------ Material

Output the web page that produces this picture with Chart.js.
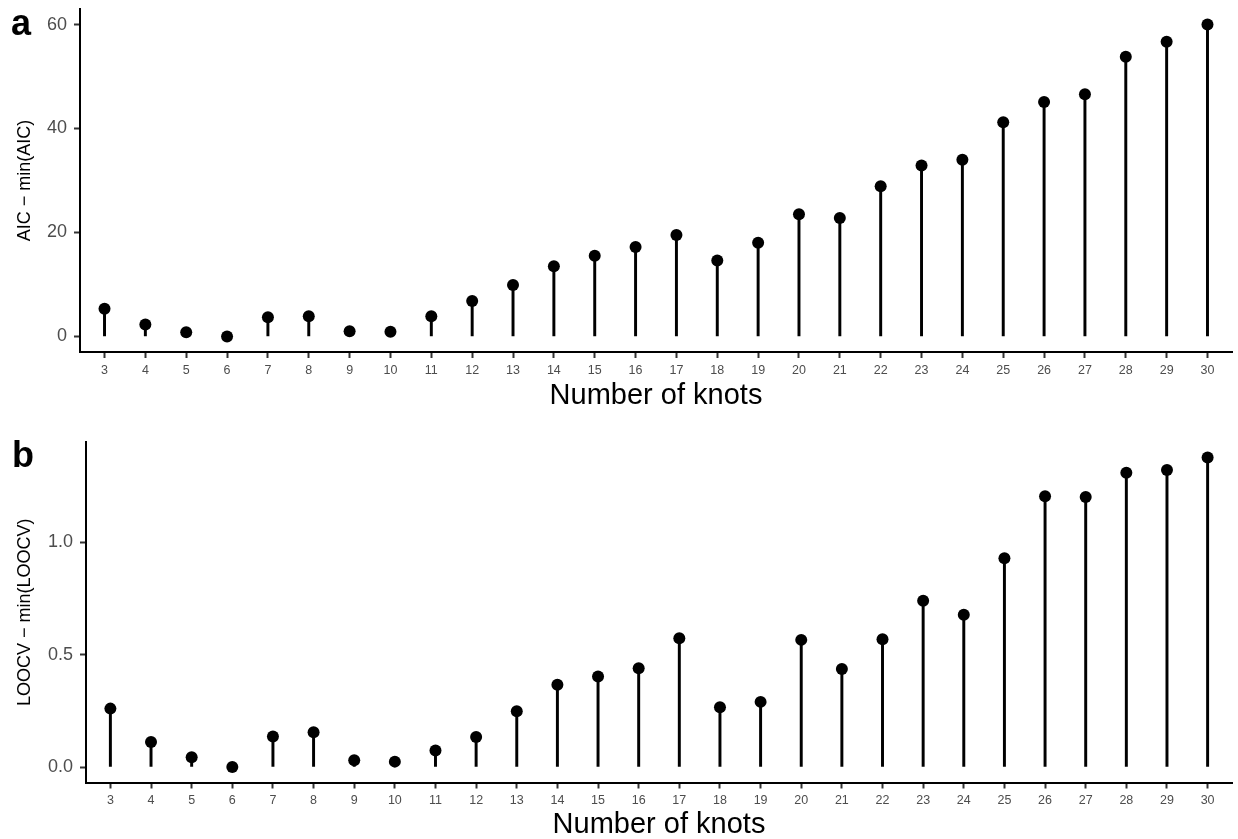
<!DOCTYPE html>
<html>
<head>
<meta charset="utf-8">
<script src="https://cdn.jsdelivr.net/npm/chart.js@4/dist/chart.umd.min.js"></script>
<style>
  html, body { margin: 0; padding: 0; background: #ffffff; }
  #wrap { position: relative; width: 1238px; height: 839px; overflow: hidden; }
  canvas { position: absolute; left: 0; }
  #aicChart { top: 0; }
  #loocvChart { top: 420px; }
</style>
</head>
<body>
<div id="wrap">
  <canvas id="aicChart" width="1238" height="420"></canvas>
  <canvas id="loocvChart" width="1238" height="419"></canvas>
</div>
<script>
// Number of knots tried for the spline fit
const knots = [3, 4, 5, 6, 7, 8, 9, 10, 11, 12, 13, 14, 15, 16, 17, 18, 19, 20, 21, 22, 23, 24, 25, 26, 27, 28, 29, 30];

// AIC relative to the best model
const aicDelta = [5.3, 2.3, 0.8, 0.0, 3.7, 3.9, 1.0, 0.9, 3.9, 6.8, 9.9, 13.5, 15.5, 17.2, 19.5, 14.6, 18.0, 23.5, 22.8, 28.9, 32.9, 34.0, 41.2, 45.1, 46.6, 53.8, 56.7, 60.0];

// Leave-one-out CV error relative to the best model
const loocvDelta = [0.260, 0.111, 0.043, 0.000, 0.136, 0.155, 0.030, 0.024, 0.074, 0.134, 0.248, 0.366, 0.403, 0.440, 0.573, 0.266, 0.290, 0.566, 0.436, 0.569, 0.740, 0.678, 0.929, 1.205, 1.202, 1.310, 1.322, 1.378];

// Tick labels
const aicTicks = [0, 20, 40, 60];
const loocvTicks = [0, 0.5, 1.0];

const FONT = '"Liberation Sans", Arial, Helvetica, sans-serif';

function panelLetter(letter, x, y) {
  return {
    id: 'panelLetter' + letter,
    afterDraw(chart) {
      const ctx = chart.ctx;
      ctx.save();
      ctx.fillStyle = '#000000';
      ctx.font = 'bold 36px ' + FONT;
      ctx.textAlign = 'left';
      ctx.textBaseline = 'alphabetic';
      ctx.fillText(letter, x, y);
      ctx.restore();
    }
  };
}

function lollipop(canvasId, values, yTicks, yTitle, yFmt, opts) {
  const vmax = Math.max(...values);
  const vmin = Math.min(0, ...values);
  const pad = 0.05 * (vmax - vmin);
  const pts = knots.map((k, i) => ({ x: k, y: values[i] }));

  return new Chart(document.getElementById(canvasId), {
    type: 'bar',
    data: {
      datasets: [
        {
          type: 'scatter',
          data: pts,
          pointRadius: 6,
          pointHoverRadius: 6,
          pointBackgroundColor: '#000000',
          pointBorderWidth: 0,
          borderColor: '#000000',
          order: 0
        },
        {
          type: 'bar',
          data: pts,
          backgroundColor: '#000000',
          borderWidth: 0,
          barThickness: 2.3,
          order: 1
        }
      ]
    },
    options: {
      responsive: false,
      devicePixelRatio: 1,
      animation: false,
      events: [],
      layout: { padding: { top: opts.top, right: 3, left: 0, bottom: opts.bottom } },
      plugins: { legend: { display: false }, tooltip: { enabled: false } },
      scales: {
        x: {
          type: 'linear',
          offset: false,
          min: 2.4,
          max: 30.6,
          afterBuildTicks(axis) { axis.ticks = knots.map(v => ({ value: v })); },
          afterFit(axis) { axis.height = opts.xHeight; axis.paddingLeft = 0; axis.paddingRight = 0; },
          border: { display: true, color: '#000000', width: 2 },
          grid: { display: true, offset: false, drawOnChartArea: false, drawTicks: true, tickLength: 6, tickColor: '#333333', tickWidth: 2 },
          ticks: {
            color: '#4D4D4D',
            font: { family: FONT, size: 12.5 },
            padding: 5,
            maxRotation: 0,
            autoSkip: false,
            callback: v => String(v)
          },
          title: {
            display: true,
            text: 'Number of knots',
            color: '#000000',
            font: { family: FONT, size: 29, lineHeight: 1 },
            padding: { top: 0, bottom: 0 }
          }
        },
        y: {
          min: vmin - pad,
          max: vmax + pad,
          afterBuildTicks(axis) { axis.ticks = yTicks.map(v => ({ value: v })); },
          afterFit(axis) { axis.width = opts.yWidth; axis.paddingTop = 0; axis.paddingBottom = 0; },
          border: { display: true, color: '#000000', width: 2 },
          grid: { display: true, drawOnChartArea: false, drawTicks: true, tickLength: 6, tickColor: '#333333', tickWidth: 2 },
          ticks: {
            color: '#4D4D4D',
            font: { family: FONT, size: 18 },
            padding: 7,
            callback: yFmt
          },
          title: {
            display: true,
            text: yTitle,
            color: '#000000',
            font: { family: FONT, size: 18, lineHeight: 1.2 },
            padding: { top: 14, bottom: 0 }
          }
        }
      }
    },
    plugins: [panelLetter(opts.letter, opts.letterX, opts.letterY)]
  });
}

lollipop('aicChart', aicDelta, aicTicks, 'AIC \u2212 min(AIC)', v => String(v),
  { top: 9, bottom: 10, xHeight: 58, yWidth: 80, letter: 'a', letterX: 11, letterY: 35 });

lollipop('loocvChart', loocvDelta, loocvTicks, 'LOOCV \u2212 min(LOOCV)', v => Number(v).toFixed(1),
  { top: 22, bottom: 0, xHeight: 56.5, yWidth: 86, letter: 'b', letterX: 12, letterY: 47 });
</script>
</body>
</html>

------------

Given exercise: Reproduce the listing above exactly, excluding all pictures.

Written response:
Output the web page that produces this picture with Chart.js.
<!DOCTYPE html>
<html>
<head>
<meta charset="utf-8">
<script src="https://cdn.jsdelivr.net/npm/chart.js@4/dist/chart.umd.min.js"></script>
<style>
  html, body { margin: 0; padding: 0; background: #ffffff; }
  #wrap { position: relative; width: 1238px; height: 839px; overflow: hidden; }
  canvas { position: absolute; left: 0; }
  #aicChart { top: 0; }
  #loocvChart { top: 420px; }
</style>
</head>
<body>
<div id="wrap">
  <canvas id="aicChart" width="1238" height="420"></canvas>
  <canvas id="loocvChart" width="1238" height="419"></canvas>
</div>
<script>
// Number of knots tried for the spline fit
const knots = [3, 4, 5, 6, 7, 8, 9, 10, 11, 12, 13, 14, 15, 16, 17, 18, 19, 20, 21, 22, 23, 24, 25, 26, 27, 28, 29, 30];

// AIC relative to the best model
const aicDelta = [5.3, 2.3, 0.8, 0.0, 3.7, 3.9, 1.0, 0.9, 3.9, 6.8, 9.9, 13.5, 15.5, 17.2, 19.5, 14.6, 18.0, 23.5, 22.8, 28.9, 32.9, 34.0, 41.2, 45.1, 46.6, 53.8, 56.7, 60.0];

// Leave-one-out CV error relative to the best model
const loocvDelta = [0.260, 0.111, 0.043, 0.000, 0.136, 0.155, 0.030, 0.024, 0.074, 0.134, 0.248, 0.366, 0.403, 0.440, 0.573, 0.266, 0.290, 0.566, 0.436, 0.569, 0.740, 0.678, 0.929, 1.205, 1.202, 1.310, 1.322, 1.378];

// Tick labels
const aicTicks = [0, 20, 40, 60];
const loocvTicks = [0, 0.5, 1.0];

const FONT = '"Liberation Sans", Arial, Helvetica, sans-serif';

function panelLetter(letter, x, y) {
  return {
    id: 'panelLetter' + letter,
    afterDraw(chart) {
      const ctx = chart.ctx;
      ctx.save();
      ctx.fillStyle = '#000000';
      ctx.font = 'bold 36px ' + FONT;
      ctx.textAlign = 'left';
      ctx.textBaseline = 'alphabetic';
      ctx.fillText(letter, x, y);
      ctx.restore();
    }
  };
}

function lollipop(canvasId, values, yTicks, yTitle, yFmt, opts) {
  const vmax = Math.max(...values);
  const vmin = Math.min(0, ...values);
  const pad = 0.05 * (vmax - vmin);
  const pts = knots.map((k, i) => ({ x: k, y: values[i] }));

  return new Chart(document.getElementById(canvasId), {
    type: 'bar',
    data: {
      datasets: [
        {
          type: 'scatter',
          data: pts,
          pointRadius: 6,
          pointHoverRadius: 6,
          pointBackgroundColor: '#000000',
          pointBorderWidth: 0,
          borderColor: '#000000',
          order: 0
        },
        {
          type: 'bar',
          data: pts,
          backgroundColor: '#000000',
          borderWidth: 0,
          barThickness: 2.3,
          order: 1
        }
      ]
    },
    options: {
      responsive: false,
      devicePixelRatio: 1,
      animation: false,
      events: [],
      layout: { padding: { top: opts.top, right: 3, left: 0, bottom: opts.bottom } },
      plugins: { legend: { display: false }, tooltip: { enabled: false } },
      scales: {
        x: {
          type: 'linear',
          offset: false,
          min: 2.4,
          max: 30.6,
          afterBuildTicks(axis) { axis.ticks = knots.map(v => ({ value: v })); },
          afterFit(axis) { axis.height = opts.xHeight; axis.paddingLeft = 0; axis.paddingRight = 0; },
          border: { display: true, color: '#000000', width: 2 },
          grid: { display: true, offset: false, drawOnChartArea: false, drawTicks: true, tickLength: 6, tickColor: '#333333', tickWidth: 2 },
          ticks: {
            color: '#4D4D4D',
            font: { family: FONT, size: 12.5 },
            padding: 5,
            maxRotation: 0,
            autoSkip: false,
            callback: v => String(v)
          },
          title: {
            display: true,
            text: 'Number of knots',
            color: '#000000',
            font: { family: FONT, size: 29, lineHeight: 1 },
            padding: { top: 0, bottom: 0 }
          }
        },
        y: {
          min: vmin - pad,
          max: vmax + pad,
          afterBuildTicks(axis) { axis.ticks = yTicks.map(v => ({ value: v })); },
          afterFit(axis) { axis.width = opts.yWidth; axis.paddingTop = 0; axis.paddingBottom = 0; },
          border: { display: true, color: '#000000', width: 2 },
          grid: { display: true, drawOnChartArea: false, drawTicks: true, tickLength: 6, tickColor: '#333333', tickWidth: 2 },
          ticks: {
            color: '#4D4D4D',
            font: { family: FONT, size: 18 },
            padding: 7,
            callback: yFmt
          },
          title: {
            display: true,
            text: yTitle,
            color: '#000000',
            font: { family: FONT, size: 18, lineHeight: 1.2 },
            padding: { top: 14, bottom: 0 }
          }
        }
      }
    },
    plugins: [panelLetter(opts.letter, opts.letterX, opts.letterY)]
  });
}

lollipop('aicChart', aicDelta, aicTicks, 'AIC \u2212 min(AIC)', v => String(v),
  { top: 9, bottom: 10, xHeight: 58, yWidth: 80, letter: 'a', letterX: 11, letterY: 35 });

lollipop('loocvChart', loocvDelta, loocvTicks, 'LOOCV \u2212 min(LOOCV)', v => Number(v).toFixed(1),
  { top: 22, bottom: 0, xHeight: 56.5, yWidth: 86, letter: 'b', letterX: 12, letterY: 47 });
</script>
</body>
</html>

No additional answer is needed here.